There's a short run for telecom service over the middle of my back yard that seems to date to very early in this house's lifetime -- at least before the fairly old carport was built, which seems like it would be a much more natural place to run the cable to where it enters the building. In fact, there are two cables: both identical, one of which was just cut at both ends for some reason and is kind of just dangling there. Instead of running about 35' across my back yard, and then another 50' along my eaves to the connection, I'd really love it if it ran the 10' between the lines and the edge of the carport, and then the much shorter distance to the service entrance (removing a bunch of dangling cables).

1) Is this a reasonable thing to ask a provider to do? I'm happy to pay a (non-ridiculous) service fee for it, especially since it would be more secure from downed trees/branches in addition to being much more aesthetically sound.

2) Who on earth would I talk to about it? I'm in Northern VA, so my telecom provider is (in this case) Verizon and Dominion Power owns the poles. I haven't bothered to contact either yet, but I am kind of dreading playing the "it's not our service, talk to the other guy" / "it's not our poles, talk to the other guy" game.

3) If this is reasonable and someone knows the right organization to talk to, how do I describe what I'd like to be done in a way that's clear to them so I don't have to explain it a half-dozen times? Is there a word for this type of request (aside from "some rear end in a top hat homeowner" :) )?

I can provide photos if you want to see exactly what I'm talking about.
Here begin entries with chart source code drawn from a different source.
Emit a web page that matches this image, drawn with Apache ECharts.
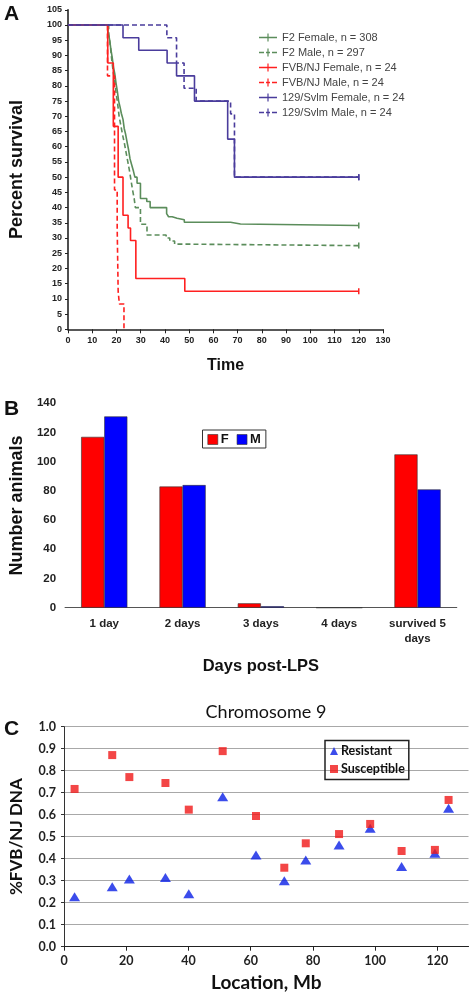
<!DOCTYPE html>
<html><head><meta charset="utf-8">
<script src="https://cdn.jsdelivr.net/npm/echarts@6/dist/echarts.min.js"></script>
<style>html,body{margin:0;padding:0;background:#fff}#c{width:476px;height:1001px}</style>
</head><body><div id="c"></div>
<script>
// ---------- Panel A : Kaplan-Meier survival (time, percent survival) ----------
const f2Female = [[0,100],[16.5,98],[17.2,95],[17.7,92],[18.3,89],[18.8,86],[19.3,84],[19.8,81],[20.4,78],[20.9,75],[21.5,73],[22,71],[22.7,69],[23.2,66],[23.8,64],[24.5,61],[25,59],[25.6,56],[26.3,54],[27,52],[27.6,50],[28.5,48],[29.9,43],[32.5,42],[33.9,40],[40.7,38],[41.5,37],[43,36.5],[45,36],[48,35.2],[67.1,34.6],[71.2,34.1],[120,34.1]];
const f2Male = [[0,100],[16.8,97],[17.5,93],[18,89],[18.6,85],[19.2,82],[19.8,78],[20.5,74],[21.1,70],[21.8,67],[22.5,64],[23.3,61],[24,58],[24.7,55],[25.4,52],[26,49],[26.6,46],[27.3,43],[27.8,40],[29.9,34.5],[32.6,31],[40.5,30],[42,29],[44,28],[47.5,27.5],[120,27.5]];
const fvbFemale = [[0,100],[16.4,87.5],[18.7,66.7],[20.7,50],[22.7,37.5],[24.8,33.3],[25.8,29.2],[28,16.7],[48.2,12.5],[120,12.5]];
const fvbMale = [[0,100],[16.3,83.3],[19.2,45.8],[20.3,33.3],[20.7,12.5],[21.2,8.3],[23.1,0]];
const svFemale = [[0,100],[22.7,95.8],[29.2,91.7],[40.9,87.5],[44.8,83.3],[52.2,75],[65.9,62.5],[68.7,50],[120,50]];
const svMale = [[0,100],[40.8,95.8],[44.8,87.5],[47.9,79.2],[52.9,75],[67.1,70.8],[68.7,50],[120,50]];
const survNames = ['F2 Female, n = 308','F2 Male, n = 297','FVB/NJ Female, n = 24','FVB/NJ Male, n = 24','129/Svlm Female, n = 24','129/Svlm Male, n = 24'];
const survDashed = [false, true, false, true, false, true];

// ---------- Panel B : deaths by day ----------
const dayCats = ['1 day','2 days','3 days','4 days','survived 5\ndays'];
const femaleCounts = [117,83,3,0,105];
const maleCounts = [131,84,1,0,81];

// ---------- Panel C : Chromosome 9 ----------
const locMb = [3.4,15.5,21.0,32.6,40.1,51.0,61.7,70.8,77.7,88.4,98.4,108.5,119.2,123.6];
const resistant = [0.227,0.273,0.308,0.315,0.241,0.682,0.417,0.300,0.394,0.462,0.538,0.364,0.425,0.629];
const susceptible = [0.717,0.871,0.771,0.744,0.623,0.889,0.594,0.359,0.470,0.512,0.558,0.435,0.440,0.667];

const GREEN = '#5b8d5b', RED = '#ff2020', PURPLE = '#4a3c9c';
const AR = 'Liberation Sans', CAL = 'Lato';
const ICON_SOLID = 'path://M0,3.3h18v1.4h-18z M8.4,0h1.2v8h-1.2z';
const ICON_DASH = 'path://M0,3.3h5v1.4h-5z M7,3.3h4v1.4h-4z M13,3.3h5v1.4h-5z M8.4,0h1.2v8h-1.2z';

function survSeries(name, data, color, dashed) {
  const last = data.length - 1;
  return {
    type: 'line', name: name, xAxisIndex: 0, yAxisIndex: 0, step: 'end',
    data: data, color: color,
    symbol: 'rect', showAllSymbol: true,
    symbolSize: (v, p) => (p.dataIndex === last && v[1] > 0) ? [1.5, 6] : 0,
    lineStyle: { color: color, width: 1.6, type: dashed ? [5, 3] : 'solid' },
    itemStyle: { color: color }, animation: false, z: 3
  };
}

const chart = echarts.init(document.getElementById('c'), null, { renderer: 'canvas' });
const boldLbl = (size, fam) => ({ fontFamily: fam, fontWeight: 'bold', fontSize: size, color: '#222' });

chart.setOption({
  animation: false,
  backgroundColor: '#fff',
  grid: [
    { left: 63, top: 9.8, width: 320, height: 319.5 },
    { left: 60, top: 403.3, width: 396.7, height: 204.4 },
    { left: 63.5, top: 726.7, width: 405, height: 220 }
  ],
  xAxis: [
    { gridIndex: 0, type: 'value', min: 0, max: 130, interval: 10,
      name: 'Time', nameLocation: 'middle', nameGap: 28,
      nameTextStyle: { fontFamily: AR, fontWeight: 'bold', fontSize: 16, color: '#111' },
      axisLine: { lineStyle: { color: '#222', width: 1.6 } },
      axisTick: { lineStyle: { color: '#222' }, length: 4 },
      axisLabel: Object.assign(boldLbl(9, AR), { margin: 7 }), splitLine: { show: false } },
    { gridIndex: 1, type: 'category', data: dayCats,
      name: 'Days post-LPS', nameLocation: 'middle', nameGap: 50,
      nameTextStyle: { fontFamily: AR, fontWeight: 'bold', fontSize: 16.5, color: '#111' },
      axisLine: { lineStyle: { color: '#555', width: 1.2 } },
      axisTick: { lineStyle: { color: '#555' }, length: 5 },
      axisLabel: Object.assign(boldLbl(11.5, AR), { margin: 9, lineHeight: 15 }) },
    { gridIndex: 2, type: 'value', min: 0, max: 130, interval: 20,
      name: 'Location, Mb', nameLocation: 'middle', nameGap: 27,
      nameTextStyle: { fontFamily: CAL, fontWeight: 'bold', fontSize: 19, color: '#111' },
      axisLine: { lineStyle: { color: '#222', width: 1.2 } },
      axisTick: { lineStyle: { color: '#222' }, length: 4 },
      axisLabel: Object.assign(boldLbl(12.5, CAL), { margin: 8, showMaxLabel: false }),
      splitLine: { show: false } }
  ],
  yAxis: [
    { gridIndex: 0, type: 'value', min: 0, max: 105, interval: 5,
      name: 'Percent survival', nameLocation: 'middle', nameGap: 42, nameRotate: 90,
      nameTextStyle: { fontFamily: AR, fontWeight: 'bold', fontSize: 18, color: '#111' },
      axisLine: { show: true, lineStyle: { color: '#222', width: 1.6 } },
      axisTick: { show: true, lineStyle: { color: '#222' }, length: 3 },
      axisLabel: Object.assign(boldLbl(9, AR), { margin: 6 }), splitLine: { show: false } },
    { gridIndex: 1, type: 'value', min: 0, max: 140, interval: 20,
      name: 'Number animals', nameLocation: 'middle', nameGap: 38, nameRotate: 90,
      nameTextStyle: { fontFamily: AR, fontWeight: 'bold', fontSize: 18, color: '#111' },
      axisLine: { show: false }, axisTick: { show: false },
      axisLabel: Object.assign(boldLbl(11.5, AR), { margin: 9 }), splitLine: { show: false } },
    { gridIndex: 2, type: 'value', min: 0, max: 1, interval: 0.1,
      name: '%FVB/NJ DNA', nameLocation: 'middle', nameGap: 39, nameRotate: 90,
      nameTextStyle: { fontFamily: CAL, fontWeight: 'bold', fontSize: 17, color: '#111' },
      axisLine: { show: true, lineStyle: { color: '#333', width: 1 } },
      axisTick: { show: true, lineStyle: { color: '#333' }, length: 3 },
      axisLabel: Object.assign(boldLbl(12.5, CAL), { margin: 8, formatter: v => v.toFixed(1) }),
      splitLine: { show: true, lineStyle: { color: '#a8a8a8', width: 1.2 } } }
  ],
  legend: [
    { data: survNames.map((n, i) => ({ name: n, icon: survDashed[i] ? ICON_DASH : ICON_SOLID })),
      orient: 'vertical', left: 254, top: 26, itemGap: 2,
      itemWidth: 18, itemHeight: 8,
      textStyle: { fontFamily: AR, fontSize: 11, color: '#444', lineHeight: 13 } },
    { data: [{ name: 'F', icon: 'rect' }, { name: 'M', icon: 'rect' }], orient: 'horizontal', left: 202.5, top: 430, itemGap: 8,
      itemWidth: 10, itemHeight: 10, padding: [3, 5, 2, 5], borderColor: '#333', borderWidth: 1,
      itemStyle: { borderColor: '#333', borderWidth: 0.6 },
      textStyle: { fontFamily: AR, fontWeight: 'bold', fontSize: 13, color: '#111', padding: [0,0,0,-2] } },
    { data: [{ name: 'Resistant', icon: 'triangle' }, { name: 'Susceptible', icon: 'rect' }], orient: 'vertical', left: 325, top: 740.5, itemGap: 5,
      itemWidth: 8, itemHeight: 8, padding: [4, 4, 4, 5], borderColor: '#222', borderWidth: 1.5,
      textStyle: { fontFamily: CAL, fontWeight: 'bold', fontSize: 12.5, color: '#111', padding: [0,0,0,-2] } }
  ],
  graphic: [
    { type: 'text', left: 4, top: 4, style: { text: 'A', font: 'bold 21px "Liberation Sans"', fill: '#111' } },
    { type: 'text', left: 4, top: 399, style: { text: 'B', font: 'bold 21px "Liberation Sans"', fill: '#111' } },
    { type: 'text', left: 4, top: 719, style: { text: 'C', font: 'bold 21px "Liberation Sans"', fill: '#111' } },
    { type: 'text', x: 266, y: 712, style: { text: 'Chromosome 9', font: '18px Lato', fill: '#111', align: 'center', verticalAlign: 'middle' } }
  ],
  series: [
    survSeries(survNames[0], f2Female, GREEN, survDashed[0]),
    survSeries(survNames[1], f2Male, GREEN, survDashed[1]),
    survSeries(survNames[2], fvbFemale, RED, survDashed[2]),
    survSeries(survNames[3], fvbMale, RED, survDashed[3]),
    survSeries(survNames[4], svFemale, PURPLE, survDashed[4]),
    survSeries(survNames[5], svMale, PURPLE, survDashed[5]),
    { type: 'bar', name: 'F', xAxisIndex: 1, yAxisIndex: 1, data: femaleCounts,
      barGap: '0%', barCategoryGap: '41%',
      itemStyle: { color: '#ff0000', borderColor: '#333', borderWidth: 0.6 } },
    { type: 'bar', name: 'M', xAxisIndex: 1, yAxisIndex: 1, data: maleCounts,
      barGap: '0%', barCategoryGap: '41%',
      itemStyle: { color: '#0000ff', borderColor: '#333', borderWidth: 0.6 } },
    { type: 'scatter', name: 'Resistant', xAxisIndex: 2, yAxisIndex: 2,
      data: locMb.map((x, i) => [x, resistant[i]]),
      symbol: 'triangle', symbolSize: [11, 9], itemStyle: { color: '#0a1fe6' } },
    { type: 'scatter', name: 'Susceptible', xAxisIndex: 2, yAxisIndex: 2,
      data: locMb.map((x, i) => [x, susceptible[i]]),
      symbol: 'rect', symbolSize: 8, itemStyle: { color: '#f01818' } }
  ]
});
</script></body></html>
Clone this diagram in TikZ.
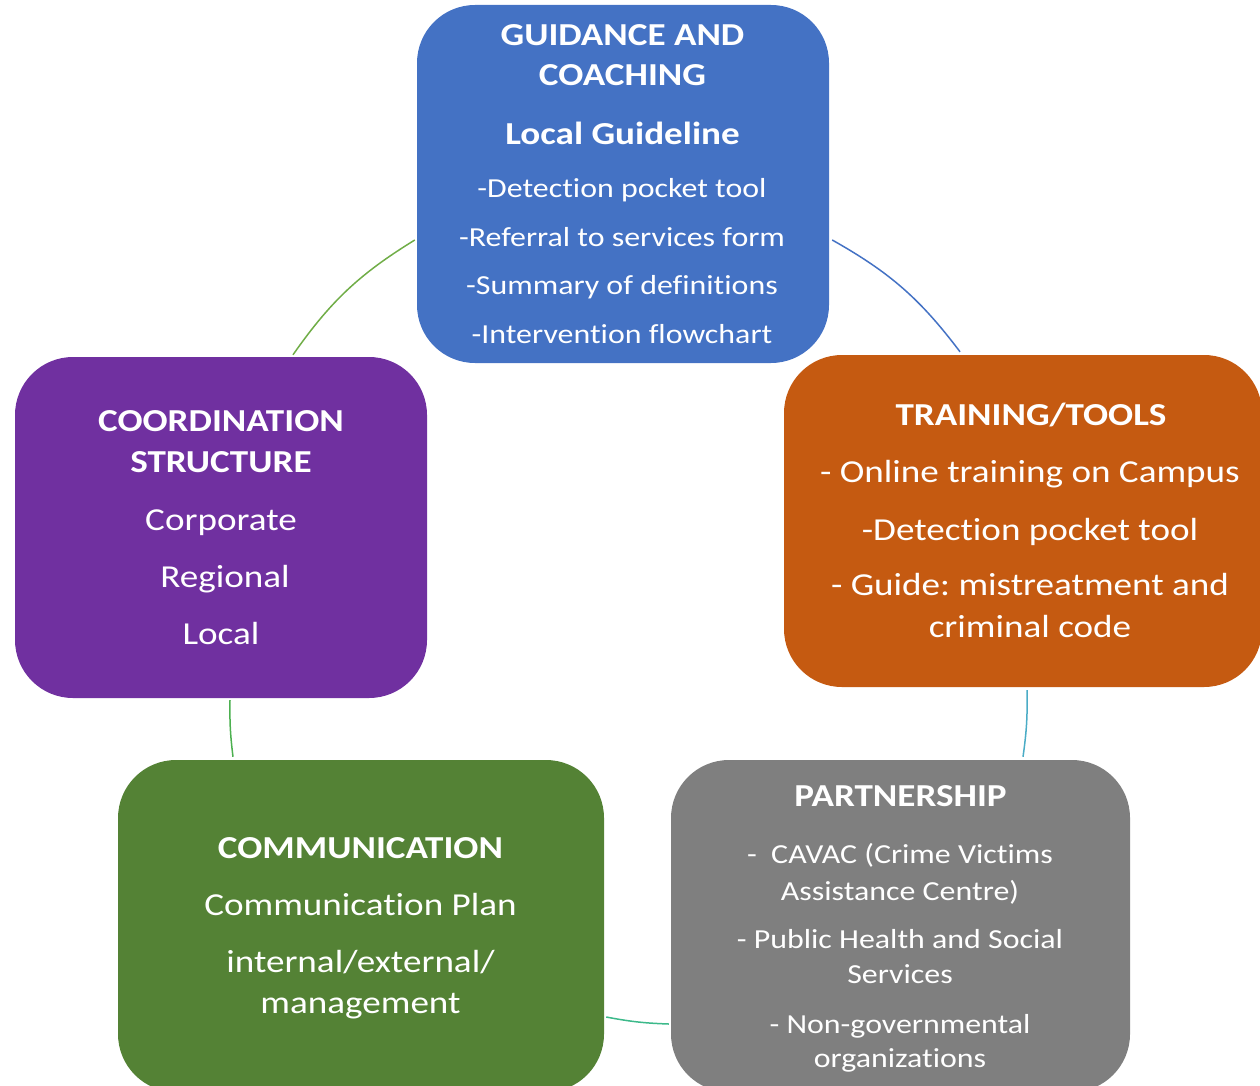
\documentclass[tikz,border=0pt]{standalone}
\usepackage{fontspec}
\setmainfont{Carlito}[FakeStretch=1.16, Ligatures=NoCommon]
\newcommand\fsz[1]{\fontsize{#1}{#1}\selectfont}
\definecolor{cblue}{HTML}{4472C4}
\definecolor{corange}{HTML}{C55A11}
\definecolor{cgray}{HTML}{7F7F7F}
\definecolor{cgreen}{HTML}{548235}
\definecolor{cpurple}{HTML}{7030A0}
\definecolor{lgreen}{HTML}{70AD47}
\definecolor{lteal}{HTML}{4BACC6}
\definecolor{lmint}{HTML}{3CB98A}
\definecolor{lgrass}{HTML}{4CB050}
\begin{document}
\frenchspacing
\begin{tikzpicture}[x=1pt,y=-1pt,
  box/.style={rectangle, rounded corners=58pt, inner sep=0pt, draw=none},
  tl/.style={anchor=base, text=white, inner sep=0pt, font=\fsz{32}\bfseries},
  bd/.style={anchor=base, text=white, inner sep=0pt, font=\fsz{#1}},
  conn/.style={line width=1.5pt}]
\useasboundingbox (0,0) rectangle (1260,1086);
\clip (0,0) rectangle (1260,1086);
% boxes
\node[box, fill=cblue, minimum width=412pt, minimum height=358pt] (blue) at (623,184) {};
\node[box, fill=cpurple, minimum width=412pt, minimum height=341pt] (purple) at (221,527.5) {};
\node[box, fill=corange, minimum width=478pt, minimum height=332pt] (orange) at (1023,521) {};
\node[box, fill=cgreen, minimum width=486pt, minimum height=332pt] (green) at (361,926) {};
\node[box, fill=cgray, minimum width=459pt, minimum height=332pt] (gray) at (900.5,926) {};
% connectors
\draw[conn, lgreen] ([shift={(72,-2)}]purple.north) to[bend left=11.7] ([shift={(-2,56)}]blue.west);
\draw[conn, cblue] ([shift={(3,56)}]blue.east) to[bend left=11.8] ([shift={(-63,-3)}]orange.north);
\draw[conn, lteal] ([shift={(4,3)}]orange.south) to[bend left=4.6] ([shift={(122.5,-3)}]gray.north);
\draw[conn, lmint] ([shift={(-2,98)}]gray.west) to[bend left=4.4] ([shift={(2,91)}]green.east);
\draw[conn, lgrass] ([shift={(-128,-3)}]green.north) to[bend left=4] ([shift={(9,2)}]purple.south);
% blue text
\node[tl] (b1) at (622.5,46) {GUIDANCE AND};
\node[tl] (b2) at (622.5,86) {COACHING};
\node[tl] (b3) at (622.5,145) {Local Guideline};
\node[bd=27.5] (b4) at (622,197) {-Detection pocket tool};
\node[bd=27.5] (b5) at (622,246) {-Referral to services form};
\node[bd=27.5] (b6) at (622,294) {-Summary of definitions};
\node[bd=27.5] (b7) at (622,343) {-Intervention flowchart};
% orange text
\node[tl] (o1) at (1031,425) {TRAINING/TOOLS};
\node[bd=32] (o2) at (1030,482) {- Online training on Campus};
\node[bd=32] (o3) at (1030,540) {-Detection pocket tool};
\node[bd=32] (o4) at (1030,595) {- Guide: mistreatment and};
\node[bd=32] (o5) at (1030,637) {criminal code};
% purple text
\node[tl] (p1) at (221,431) {COORDINATION};
\node[tl] (p2) at (221,472) {STRUCTURE};
\node[bd=32] (p3) at (221,530) {Corporate};
\node[bd=32] (p4) at (225,587) {Regional};
\node[bd=32] (p5) at (221,644) {Local};
% green text
\node[tl] (g1) at (360.5,858) {COMMUNICATION};
\node[bd=32] (g2) at (360.5,915) {Communication Plan};
\node[bd=32] (g3) at (360.5,972) {internal/external/};
\node[bd=32] (g4) at (360.5,1013) {management};
% gray text
\node[tl] (r1) at (900.5,806) {PARTNERSHIP};
\node[bd=27.5] (r2) at (900,863) {-\ \ CAVAC (Crime Victims};
\node[bd=27.5] (r3) at (900,900) {Assistance Centre)};
\node[bd=27.5] (r4) at (900,948) {- Public Health and Social};
\node[bd=27.5] (r5) at (900,983) {Services};
\node[bd=27.5] (r6) at (900,1033) {- Non-governmental};
\node[bd=27.5] (r7) at (900,1067) {organizations};
\end{tikzpicture}
\end{document}
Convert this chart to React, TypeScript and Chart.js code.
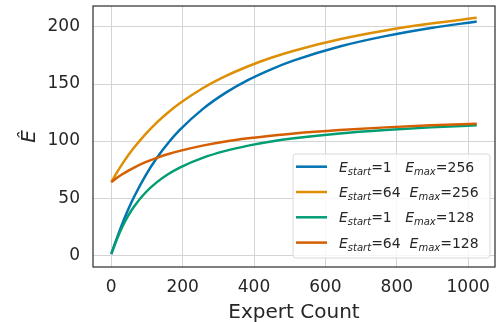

Contact Verizon and ask for them to reroute the service drop. They will charge but it shouldn't be too expensive, probably just a couple hours of labor along with a service charge.

Usually the telecoms rent space on the poles and are allowed to work up to a certain height so I doubt it'll be an issue. Actually, I've been meaning to call and have my phone wire removed completely as I doubt I'll ever have a landline.